Basically from day one you have to be good with eating and good with exercise and include them in it. It’s not enough to leave your kids at home while you go on a run. Take them with you. Do an exercise tape with them. Let them cook healthy with you. And don’t let them see you eating bad or binging.
Even if you’re naturally thin and can eat whatever you want, it doesn’ t mean your kid will have the same metabolism and it’s not a good habit anyway because skinny people can have clogged arteries too.
Anyway, she was really nice and saw no reason mentally why I shouldn’t be successful on surgery.
Then I had an ekg to see if there were any blockages in my heart. Both me and Will are find.
Then they did a sonogram of my heart before and after a treadmill stress test to see if my heart gets distressed, if I get any pain in my chest. Both me and Will did fine.
We spoke to a pulmonologist and since we both don’t smoke we’re basically fine. They did talk about Will’s c-pap machine and sleep apnea and he’s going to be on the c-pap during the surgery as extra precaution.
Then the endoscopy. I went into a brightly lit pre-op room. It wasn’t an operating table or anything. It was basically a hospital bed and I was told to lay on my left side. They put a plastic O in my mouth to keep it open and shot me with drugs. In 10 seconds I was out and when I woke up the drugs were out and the plastic O was out.
Turns out me and Will both have hiatal hernias. You can look it up but basically the opening, maybe the esophagus leading to the stomach, is too open. Right now me and Will don’t have any acid reflux or heart burn issues but sometimes with an opening that large acid can come up from the stomach and cause those issues.

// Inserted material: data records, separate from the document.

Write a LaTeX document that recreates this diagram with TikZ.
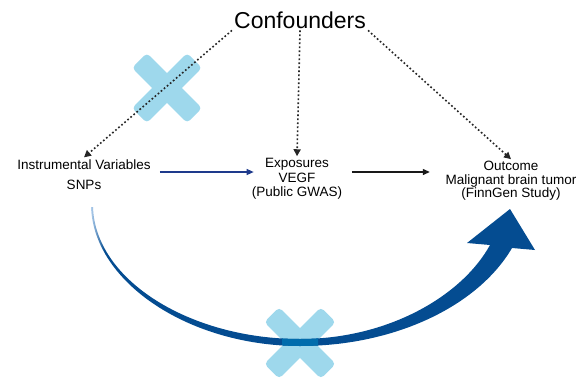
\documentclass[tikz,border=0pt]{standalone}
\usepackage{fontspec}
\setmainfont{Liberation Sans}
\usetikzlibrary{arrows.meta,positioning,calc}

\definecolor{crossblue}{RGB}{158,216,236}
\definecolor{arcblue}{RGB}{4,76,145}
\definecolor{arcpale}{RGB}{175,205,235}
\definecolor{arcmid}{RGB}{0,108,172}
\definecolor{ivnavy}{RGB}{30,58,140}
\pgfdeclarehorizontalshading{arcfade}{100bp}{color(0bp)=(arcpale); color(25bp)=(arcpale); color(26.5bp)=(arcblue); color(100bp)=(arcblue)}
% outline of the big curved arrow
\newcommand{\arcoutline}{(91,207) .. controls (94,283) and (190,346) .. (300,346)
  .. controls (395,346) and (478,306) .. (512,248) -- (535,250) -- (510,209) -- (467,243) -- (490,245)
  .. controls (462,296) and (388,339) .. (300,339) .. controls (190,339) and (95,280) .. (93,207) -- cycle}

\begin{document}
\begin{tikzpicture}[x=1pt, y=-1pt, every node/.style={inner sep=2pt},
  xarm/.style={fill=crossblue, rounded corners=4pt, minimum width=78pt, minimum height=21pt, inner sep=0pt},
  dotline/.style={black!85, line width=1.6pt, dash pattern=on 1.7pt off 2.3pt, -{Triangle[length=7pt,width=7pt]}},
  flow/.style={line width=1.2pt, -{Triangle[length=7pt,width=6pt]}}]
\useasboundingbox (0,0) rectangle (579,378);
% crossed-out marks
\foreach \a/\n in {45/a,-45/b} {
  \node[xarm, rotate=\a] (xup\n) at (167,88) {};
  \node[xarm, rotate=\a, minimum width=80pt] (xdn\n) at (300,343) {};
}
% Nodes
\node[anchor=base, font=\fontsize{23}{27}\selectfont] (conf) at (300,28) {Confounders};
\node[align=center, font=\fontsize{13.5}{20}\selectfont] (iv) at (84,174.5) {Instrumental Variables\\SNPs};
\node[align=center, font=\fontsize{13.5}{14.5}\selectfont] (expo) at (297,179) {Exposures\\VEGF\\(Public GWAS)};
\node[align=center, font=\fontsize{13.5}{13.5}\selectfont] (outc) at (511,181) {Outcome\\Malignant brain tumor\\(FinnGen Study)};
% Direct path from instruments to outcome
\shade[shading=arcfade] \arcoutline;
\begin{scope}
\clip (282,330) rectangle (318,352);
\fill[arcmid] \arcoutline;
\end{scope}
% Confounding paths
\draw[dotline] (conf.south west) -- (iv.north);
\draw[dotline] (conf.south) -- (expo.north);
\draw[dotline] (conf.south east) -- (outc.north);
% Causal chain
\coordinate (ivout) at ([yshift=2.5pt]iv.east);
\draw[flow, ivnavy, shorten <=7pt, shorten >=-4pt] (ivout) -- (ivout -| expo.west);
\draw[flow, black!90, shorten <=7.6pt, shorten >=13.7pt] (ivout -| expo.east) -- (ivout -| outc.west);
\end{tikzpicture}
\end{document}
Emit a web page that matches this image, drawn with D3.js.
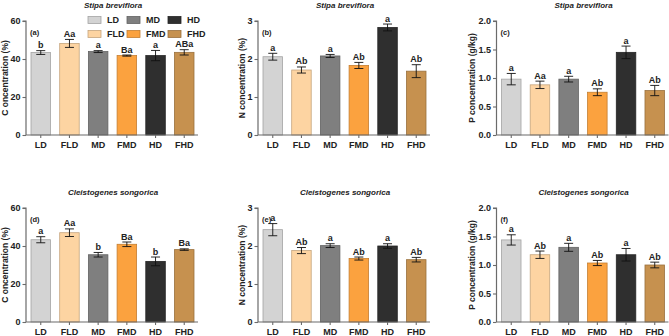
<!DOCTYPE html>
<html><head><meta charset="utf-8">
<script src="https://cdn.jsdelivr.net/npm/d3@7"></script>
<style>body{margin:0;background:#fff}svg{display:block;font-family:"Liberation Sans",Arial,sans-serif}</style>
</head><body><svg id="c" width="669" height="336"></svg>
<script>
const categories = ["LD","FLD","MD","FMD","HD","FHD"];
const colors = ["#d3d3d3","#fdd4a2","#7f7f7f","#fba23f","#2f2f2f","#c6914f"];
const legendOrder = ["LD","MD","HD","FLD","FMD","FHD"];

const cValsA = [43.4,48.2,43.9,41.8,41.8,43.5];
const cErrA  = [1.0,2.1,0.5,0.3,2.7,1.4];
const cLabA  = ["b","Aa","a","Ba","a","ABa"];
const nValsB = [2.06,1.71,2.08,1.83,2.83,1.68];
const nErrB  = [0.09,0.08,0.04,0.08,0.09,0.17];
const nLabB  = ["a","Ab","a","Ab","a","Ab"];
const pValsC = [0.98,0.88,0.98,0.75,1.45,0.78];
const pErrC  = [0.10,0.065,0.05,0.06,0.11,0.09];
const pLabC  = ["a","Aa","a","Ab","a","Ab"];
const cValsD = [43.3,47.0,35.4,40.9,31.9,38.1];
const cErrD  = [1.6,2.0,1.2,1.2,2.3,0.4];
const cLabD  = ["a","Aa","b","Ba","b","Ba"];
const nValsE = [2.43,1.88,2.01,1.67,2.0,1.64];
const nErrE  = [0.16,0.08,0.05,0.04,0.06,0.06];
const nLabE  = ["a","Ab","a","Ab","a","Ab"];
const pValsF = [1.44,1.18,1.31,1.035,1.18,1.0];
const pErrF  = [0.09,0.065,0.07,0.045,0.11,0.05];
const pLabF  = ["a","Ab","a","Ab","a","Ab"];

const cTicks = [0,20,40,60];
const nTicks = [0,1,2,3];
const pTicks = [0,0.5,1.0,1.5,2.0];

const svg = d3.select("#c");
const colorScale = d3.scaleOrdinal().domain(categories).range(colors);

const panels = [
 {x:26, top:21, bot:135, max:60, ticks:cTicks, fmt:d3.format("d"), vals:cValsA, err:cErrA, lab:cLabA, tag:"(a)", ytitle:"C oncentration (%)", title:"Stipa breviflora", tx:5},
 {x:258, top:21, bot:135, max:3, ticks:nTicks, fmt:d3.format("d"), vals:nValsB, err:nErrB, lab:nLabB, tag:"(b)", ytitle:"N concentration (%)", title:"Stipa breviflora", tx:242},
 {x:496.5, top:21, bot:135, max:2, ticks:pTicks, fmt:d3.format(".1f"), vals:pValsC, err:pErrC, lab:pLabC, tag:"(c)", ytitle:"P concentration (g/kg)", title:"Stipa breviflora", tx:472},
 {x:26, top:208, bot:322, max:60, ticks:cTicks, fmt:d3.format("d"), vals:cValsD, err:cErrD, lab:cLabD, tag:"(d)", ytitle:"C oncentration (%)", title:"Cleistogenes songorica", tx:5},
 {x:258, top:208, bot:322, max:3, ticks:nTicks, fmt:d3.format("d"), vals:nValsE, err:nErrE, lab:nLabE, tag:"(e)", ytitle:"N concentration (%)", title:"Cleistogenes songorica", tx:242},
 {x:496.5, top:208, bot:322, max:2, ticks:pTicks, fmt:d3.format(".1f"), vals:pValsF, err:pErrF, lab:pLabF, tag:"(f)", ytitle:"P concentration (g/kg)", title:"Cleistogenes songorica", tx:472}
];

const axisColor = "#6b6b6b";

panels.forEach(p => {
  const g = svg.append("g");
  const xs = d3.scaleBand().domain(categories).range([p.x+5, p.x+168]).paddingInner(0.32).paddingOuter(0);
  const ys = d3.scaleLinear().domain([0,p.max]).range([p.bot,p.top]);

  g.selectAll("rect.bar").data(categories).join("rect")
   .attr("x", d=>xs(d)).attr("width", xs.bandwidth())
   .attr("y", (d,i)=>ys(p.vals[i])).attr("height",(d,i)=>p.bot-ys(p.vals[i]))
   .attr("fill", d=>colorScale(d))
   .attr("stroke", d=>d3.color(colorScale(d)).darker(0.7))
   .attr("stroke-width",0.8);

  categories.forEach((c,i)=>{
    const cx = xs(c)+xs.bandwidth()/2;
    const y1 = ys(p.vals[i]+p.err[i]), y0 = ys(p.vals[i]-p.err[i]);
    g.append("line").attr("x1",cx).attr("x2",cx).attr("y1",y1).attr("y2",y0).attr("stroke","#111").attr("stroke-width",0.9);
    [y1,y0].forEach(yy=>g.append("line").attr("x1",cx-4.5).attr("x2",cx+4.5).attr("y1",yy).attr("y2",yy).attr("stroke","#111").attr("stroke-width",0.9));
    g.append("text").attr("x",cx).attr("y",y1-2.5).attr("text-anchor","middle")
     .attr("font-size",9).attr("font-weight","bold").attr("fill","#222").text(p.lab[i]);
  });

  const ya = d3.axisLeft(ys).tickValues(p.ticks).tickFormat(p.fmt).tickSize(3.5).tickPadding(2);
  const yg = g.append("g").attr("transform",`translate(${p.x},0)`).call(ya);
  yg.select(".domain").attr("stroke",axisColor).attr("stroke-width",1.2).attr("d",`M-3.5,${p.top}H0V${p.bot}`);
  yg.selectAll(".tick line").attr("stroke",axisColor).attr("stroke-width",1.1);
  yg.selectAll(".tick text").attr("font-size",9).attr("font-weight","bold").attr("fill","#222").attr("font-family","Liberation Sans, Arial, sans-serif");

  const xa = d3.axisBottom(xs).tickSize(3).tickPadding(4);
  const xg = g.append("g").attr("transform",`translate(0,${p.bot})`).call(xa);
  xg.select(".domain").attr("stroke",axisColor).attr("stroke-width",1.2).attr("d",`M${p.x},0H${p.x+172}`);
  xg.selectAll(".tick line").attr("stroke",axisColor).attr("stroke-width",1.1);
  xg.selectAll(".tick text").attr("font-size",9).attr("font-weight","bold").attr("fill","#222").attr("font-family","Liberation Sans, Arial, sans-serif");

  g.append("text").attr("x",p.x+4).attr("y",p.top+14).attr("font-size",7.5).attr("font-weight","bold").attr("fill","#222").text(p.tag);
  g.append("text").attr("transform",`translate(${p.tx+3},${(p.top+p.bot)/2}) rotate(-90)`)
   .attr("text-anchor","middle").attr("font-size",8.5).attr("font-weight","bold").attr("fill","#222").text(p.ytitle);
  g.append("text").attr("x",p.x+87).attr("y",p.top-13).attr("text-anchor","middle")
   .attr("font-size",8).attr("font-weight","bold").attr("font-style","italic").attr("fill","#222").text(p.title);
});

const lg = svg.append("g");
legendOrder.forEach((c,i)=>{
  const col = i%3, row = Math.floor(i/3);
  const lx = [88,127,168][col], ly = [20,34][row];
  lg.append("rect").attr("x",lx).attr("y",ly-3.5).attr("width",13).attr("height",7)
    .attr("fill",colorScale(c)).attr("stroke",d3.color(colorScale(c)).darker(0.7)).attr("stroke-width",0.8);
  lg.append("text").attr("x",lx+19).attr("y",ly+3.3).attr("font-size",9).attr("font-weight","bold").attr("fill","#222").text(c);
});
</script></body></html>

And the sleeve surgery making the stomach smaller brings the acid even closer to that opening and often causes acid reflux and heartburn in people who get the surgery. SO when we get the surgery they’re also gonna tighten that hole to prevent as much acid rising up as possible.
They said nothing will feel different to me from tightening that opening. I mean, I’ll be in pain after surgery but more from the incision holes for the sleeve than anything else. Then it’s up to me to monitor what I eat and what, if anything, causes me heart burn. Then avoid those foods forever basically. Cause the sleeve will change the way I eat and I may have to give up spicy tomato sauce, lemonade, fried foods, or coffee, etc. from that day forward. I’m ok with that.
I sat for 5 minute and then they let me leave. My throat on the left side feels a little bruised inside and out but otherwise I’m fine.
We didn’t eat all day cause of the appointment so my father had pudding for us in the car and drove us home.
Really Will felt totally fine and was maybe annoyed that we didn’t drive ourselves but we really weren’t allowed to, nor should we have. It’s just risky.
Then we ordered pizza when we got home. Will’s throat doesn’t even hurt. I shoveled down 2 pieces and a slice of banana cheesecake cause I was starving and then slept all day and night.
Basically 12 hours. I don’t know if I slept so much because of the endoscopy or because I was up since 2am all nervous about everything.
Sometimes when I’m nervous and worry that actually exhausts my body and I don’t even know it and after it’s all over I crash even through I didn’t do anything physically really. I just exhausted my nerves…
My throat feels a little better today.
I came back to a MILLION emails but I got through a lot of them so that’s why I’m taking this break.
It’s such a RELIEF that my boss is out today. I really didn’t need her throwing in more little assignments when I have like 100 emails to go through.
My did ask if I was ok. I told her I was going for a procedure but didn’t say what. Now with this hernia I basically told her it was a scope procedure to diagnose hernia and I’ll have hernia surgery later in the year.
Eventually I’ll tell my whole office it’s weight loss surgery but that’s once it’s actually successful.
There’s a 1% fear in my mind that I’ll be the person that loses nothing after this surgery but the other 99% of my brain tells me that it’s IMPOSSIBLE not to lose a drastic amount of weight on this surgery.